Attorneys General Argue that Ohio Law Violates First Amendment and Due Process Clause

WASHINGTON, D. C. – Attorney General Karl A. Racine joined a coalition of 16 attorneys general in filing an amicus brief with the United States Court of Appeals for the Sixth Circuit, challenging an Ohio state law that would defund Planned Parenthood and other health service providers that perform or promote abortions.

The attorneys general argue that the Ohio law violates the First Amendment and Due Process Clause because the law imposes an unconstitutional condition on state grants that infringes on plaintiffs’ right to free speech, as well as plaintiffs’ right to provide access to abortion services, and their clients’ right to receive such services.

“Access to reproductive health services is essential to the well-being of female residents in the District. I proudly join my counterparts from across the country in opposing efforts to defund Planned Parenthood and other health service providers because it endangers the health and safety of all of our residents,” said Attorney General Racine.

The amicus brief was led by New York Attorney General Eric Schneiderman and signed by a total of 16 attorneys general from New York, California, Connecticut, Delaware, Hawaii, Illinois, Iowa, Maine, Maryland, Massachusetts, New Mexico, Oregon, Vermont, Virginia, Washington, and the District of Columbia.

Click here to read the amicus brief.

The brief highlights the fact that, since 2009 alone, at least 15 states have passed laws or taken executive actions to prohibit family-planning and other public-health funds from being awarded to Planned Parenthood affiliates and other providers of abortion services, even when those funds are specifically directed to support services that have nothing to do with abortion. Similarly, congressional Republicans have sought to defund abortion service providers as part of their unsuccessful bid to repeal the Affordable Care Act. While this measure is on hold for now, Congress has also passed a resolution that encourages states to pass defunding measures, repealing a Department of Health and Human Services rule that prohibits states from denying federally funded family-planning grants for reasons unrelated to the entity’s ability to provide family-planning services.

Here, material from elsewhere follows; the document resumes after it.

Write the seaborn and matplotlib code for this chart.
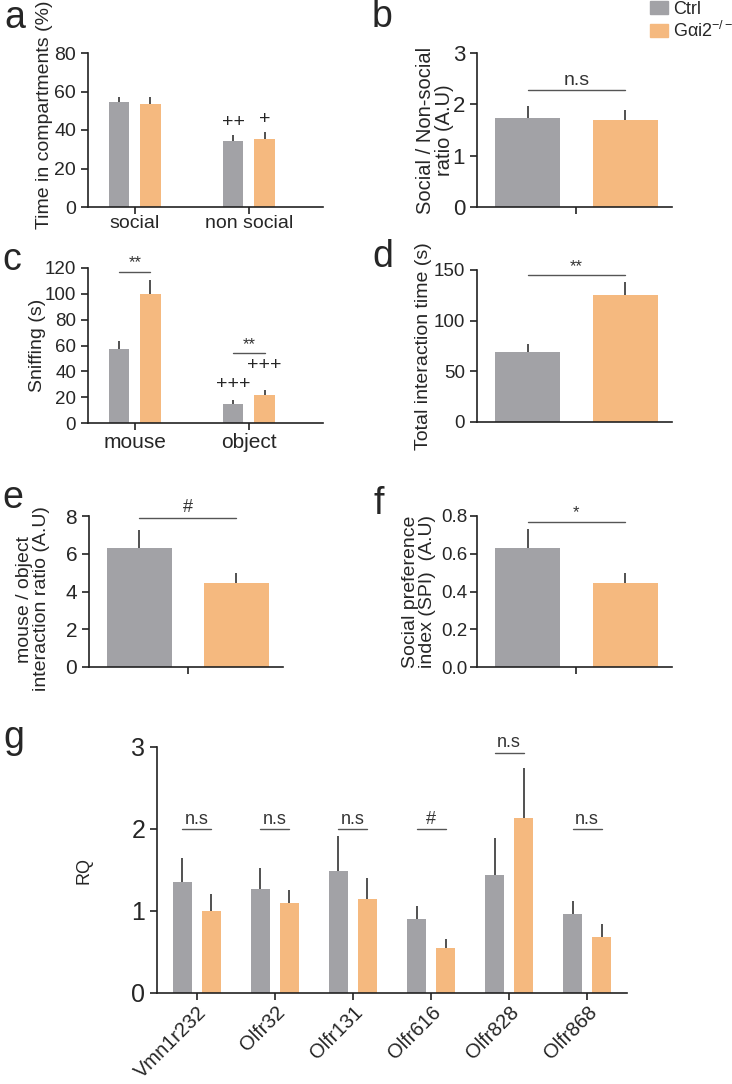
import matplotlib
matplotlib.use("Agg")
import matplotlib.pyplot as plt
from matplotlib.patches import Patch
import pandas as pd
import seaborn as sns

sns.set_style("ticks")
plt.rcParams["font.family"] = ["Liberation Sans", "DejaVu Sans"]
plt.rcParams["mathtext.fontset"] = "custom"
plt.rcParams["mathtext.rm"] = "Liberation Sans"
plt.rcParams["mathtext.it"] = "Liberation Sans:italic"

genotypes = ["Ctrl", "G\u03b1i2$^{-/-}$"]
colors = ["#a2a2a6", "#f5b97f"]

# a - time in compartments
a_groups = ["social", "non social"]
a_ctrl = [54.5, 34.3]
a_ctrl_sem = [2.6, 3.1]
a_ko = [53.5, 35.3]
a_ko_sem = [3.6, 3.6]
a_marks_ctrl = ["", "++"]
a_marks_ko = ["", "+"]

# b - social / non-social ratio
b_ctrl, b_ctrl_sem = 1.74, 0.23
b_ko, b_ko_sem = 1.69, 0.20
b_sig = ("n.s", 2.28)

# c - sniffing
c_groups = ["mouse", "object"]
c_ctrl = [57.5, 14.8]
c_ctrl_sem = [6.2, 3.0]
c_ko = [100.0, 21.7]
c_ko_sem = [10.7, 3.8]
c_sig = [("**", 117), ("**", 54)]
c_plus = ["+++", "+++"]
c_plus_y = [23, 38]

# d - total interaction time
d_ctrl, d_ctrl_sem = 69, 8
d_ko, d_ko_sem = 125.5, 13
d_sig = ("**", 145)

# e - mouse / object ratio
e_ctrl, e_ctrl_sem = 6.32, 0.95
e_ko, e_ko_sem = 4.45, 0.55
e_sig = ("#", 7.9)

# f - social preference index
f_ctrl, f_ctrl_sem = 0.632, 0.098
f_ko, f_ko_sem = 0.447, 0.053
f_sig = ("*", 0.77)

# g - RQ per receptor gene
genes = ["Vmn1r232", "Olfr32", "Olfr131", "Olfr616", "Olfr828", "Olfr868"]
g_ctrl = [1.35, 1.27, 1.49, 0.90, 1.44, 0.96]
g_ctrl_sem = [0.30, 0.25, 0.42, 0.16, 0.45, 0.16]
g_ko = [1.00, 1.10, 1.15, 0.55, 2.13, 0.68]
g_ko_sem = [0.21, 0.16, 0.25, 0.11, 0.61, 0.16]
g_sig = ["n.s", "n.s", "n.s", "#", "n.s", "n.s"]
g_sig_y = [2.0, 2.0, 2.0, 2.0, 2.93, 2.0]

W, H = 732, 1084
fig = plt.figure(figsize=(W / 100, H / 100), dpi=100)


def px_axes(l, t, r, b):
    return fig.add_axes([l / W, 1 - b / H, (r - l) / W, (b - t) / H])


def bars(ax, cats, ctrl, ctrl_sem, ko, ko_sem, width, gap):
    n = len(cats)
    df = pd.DataFrame({
        "cat": list(cats) * 2,
        "geno": [genotypes[0]] * n + [genotypes[1]] * n,
        "val": list(ctrl) + list(ko),
    })
    sns.barplot(data=df, x="cat", y="val", hue="geno", palette=colors,
                width=width, gap=gap, errorbar=None, legend=False,
                saturation=1, linewidth=0, ax=ax)
    ps = sorted(ax.patches, key=lambda p: p.get_x())
    xs = [p.get_x() + p.get_width() / 2 for p in ps]
    xc, xk = xs[0::2], xs[1::2]
    ax.errorbar(xc, ctrl, yerr=[[0] * n, ctrl_sem], fmt="none",
                ecolor="#333333", elinewidth=1.2, capsize=0)
    ax.errorbar(xk, ko, yerr=[[0] * n, ko_sem], fmt="none",
                ecolor="#333333", elinewidth=1.2, capsize=0)
    ax.set_xlabel("")
    ax.set_ylabel("")
    for s in ["left", "bottom"]:
        ax.spines[s].set_linewidth(1.2)
        ax.spines[s].set_color("#222222")
    sns.despine(ax=ax)
    ax.tick_params(axis="y", length=5, width=1.2, color="#222222")
    ax.tick_params(axis="x", length=5, width=1.2, color="#222222")
    return xc, xk


def sig(ax, x0, x1, y, label, size=13):
    ax.plot([x0, x1], [y, y], color="#555555", lw=1, clip_on=False)
    ax.annotate(label, ((x0 + x1) / 2, y), xytext=(0, 1),
                textcoords="offset points", ha="center", va="bottom",
                fontsize=size, color="#333333", annotation_clip=False)


# panel a
ax = px_axes(88, 53, 323, 207)
xc, xk = bars(ax, a_groups, a_ctrl, a_ctrl_sem, a_ko, a_ko_sem, 0.55, 0.345)
ax.set_xlim(-0.41, 1.65)
ax.set_ylim(0, 80)
ax.set_yticks([0, 20, 40, 60, 80])
ax.tick_params(axis="y", labelsize=14)
ax.tick_params(axis="x", labelsize=14, pad=1)
for i in range(2):
    ax.annotate(a_marks_ctrl[i], (xc[i], a_ctrl[i] + a_ctrl_sem[i]), xytext=(0, 3),
                textcoords="offset points", ha="center", va="bottom", fontsize=14)
    ax.annotate(a_marks_ko[i], (xk[i], a_ko[i] + a_ko_sem[i]), xytext=(0, 3),
                textcoords="offset points", ha="center", va="bottom", fontsize=14)
ax.set_ylabel("Time in compartments (%)", fontsize=14)
ax.yaxis.set_label_coords(-0.15, 0.6)

# panel b
ax = px_axes(477, 53, 672, 207)
xc, xk = bars(ax, [""], [b_ctrl], [b_ctrl_sem], [b_ko], [b_ko_sem], 1.0, 0.333)
ax.set_xlim(-0.51, 0.49)
ax.set_ylim(0, 3)
ax.set_yticks([0, 1, 2, 3])
ax.tick_params(axis="y", labelsize=16)
sig(ax, xc[0], xk[0], b_sig[1], b_sig[0], 14)
ax.set_ylabel("Social / Non-social\nratio (A.U)", fontsize=14.5, linespacing=1.0)
ax.yaxis.set_label_coords(-0.12, 0.5)

# panel c
ax = px_axes(88, 268, 323, 423)
xc, xk = bars(ax, c_groups, c_ctrl, c_ctrl_sem, c_ko, c_ko_sem, 0.55, 0.345)
ax.set_xlim(-0.41, 1.65)
ax.set_ylim(0, 120)
ax.set_yticks(range(0, 121, 20))
ax.tick_params(axis="y", labelsize=13.5)
ax.tick_params(axis="x", labelsize=15, pad=2)
for i in range(2):
    sig(ax, xc[i], xk[i], c_sig[i][1], c_sig[i][0], 12)
ax.text(xc[1], c_plus_y[0], c_plus[0], ha="center", va="bottom", fontsize=14)
ax.text(xk[1], c_plus_y[1], c_plus[1], ha="center", va="bottom", fontsize=14)
ax.set_ylabel("Sniffing (s)", fontsize=14)
ax.yaxis.set_label_coords(-0.18, 0.5)

# panel d
ax = px_axes(477, 270, 672, 422)
xc, xk = bars(ax, [""], [d_ctrl], [d_ctrl_sem], [d_ko], [d_ko_sem], 1.0, 0.333)
ax.set_xlim(-0.51, 0.49)
ax.set_ylim(0, 150)
ax.set_yticks([0, 50, 100, 150])
ax.tick_params(axis="y", labelsize=13.5)
ax.tick_params(axis="x", length=0)
sig(ax, xc[0], xk[0], d_sig[1], d_sig[0], 12)
ax.set_ylabel("Total interaction time (s)", fontsize=14)
ax.yaxis.set_label_coords(-0.23, 0.5)

# panel e
ax = px_axes(89, 516, 283, 667)
xc, xk = bars(ax, [""], [e_ctrl], [e_ctrl_sem], [e_ko], [e_ko_sem], 1.0, 0.333)
ax.set_xlim(-0.51, 0.49)
ax.set_ylim(0, 8)
ax.set_yticks([0, 2, 4, 6, 8])
ax.tick_params(axis="y", labelsize=15)
sig(ax, xc[0], xk[0], e_sig[1], e_sig[0], 13)
ax.set_ylabel("mouse / object\ninteraction ratio (A.U)", fontsize=14, linespacing=1.0)
ax.yaxis.set_label_coords(-0.2, 0.45)

# panel f
ax = px_axes(477, 516, 672, 667)
xc, xk = bars(ax, [""], [f_ctrl], [f_ctrl_sem], [f_ko], [f_ko_sem], 1.0, 0.333)
ax.set_xlim(-0.51, 0.49)
ax.set_ylim(0, 0.8)
ax.set_yticks([0, 0.2, 0.4, 0.6, 0.8])
ax.set_yticklabels(["0.0", "0.2", "0.4", "0.6", "0.8"])
ax.tick_params(axis="y", labelsize=13.5, pad=2)
sig(ax, xc[0], xk[0], f_sig[1], f_sig[0], 12)
ax.set_ylabel("Social preference\nindex (SPI)  (A.U)", fontsize=14, linespacing=1.0)
ax.yaxis.set_label_coords(-0.21, 0.5)

# panel g
ax = px_axes(157, 747, 627, 993)
xc, xk = bars(ax, genes, g_ctrl, g_ctrl_sem, g_ko, g_ko_sem, 0.744, 0.33)
ax.set_xlim(-0.51, 5.51)
ax.set_ylim(0, 3)
ax.set_yticks([0, 1, 2, 3])
ax.tick_params(axis="y", labelsize=18)
ax.tick_params(axis="x", labelsize=14.5, pad=2)
for lbl in ax.get_xticklabels():
    lbl.set_rotation(45)
    lbl.set_ha("right")
    lbl.set_rotation_mode("anchor")
for i in range(len(genes)):
    sig(ax, xc[i], xk[i], g_sig_y[i], g_sig[i], 13)
ax.set_ylabel("RQ", fontsize=13)
ax.yaxis.set_label_coords(-0.138, 0.5)

# panel letters
for letter, x, y in [("a", 4, 28), ("b", 372, 27), ("c", 2, 270), ("d", 372, 267),
                     ("e", 2, 508), ("f", 374, 514), ("g", 3, 748)]:
    fig.text(x / W, 1 - y / H, letter, fontsize=27, va="baseline", ha="left")

handles = [Patch(color=colors[0]), Patch(color=colors[1])]
fig.legend(handles, genotypes, loc="upper left", bbox_to_anchor=(650 / W, 1 - 1 / H),
           frameon=False, fontsize=13, handlelength=1.0, handleheight=0.7,
           handletextpad=0.3, labelspacing=0.15, borderpad=0, borderaxespad=0)

fig.savefig("out.png", dpi=100)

Ohio’s law, which was enjoined before it could take effect, would have prohibited the State from awarding public-health grants to providers who perform or promote safe and legal abortions, even though the grants have nothing to do with abortion services. Those grants instead provide funds for other health services, such as education to prevent violence against women, screening for breast and cervical cancer, HIV and AIDS prevention, testing and treatment of sexually transmitted diseases, and infant mortality prevention.

With defunding efforts of this kind proliferating around the country, the attorneys general seek to ensure the availability of safe abortion services and other important public health services from accessible providers in each of their states, and to protect the right of providers to engage in constitutionally-protected activity.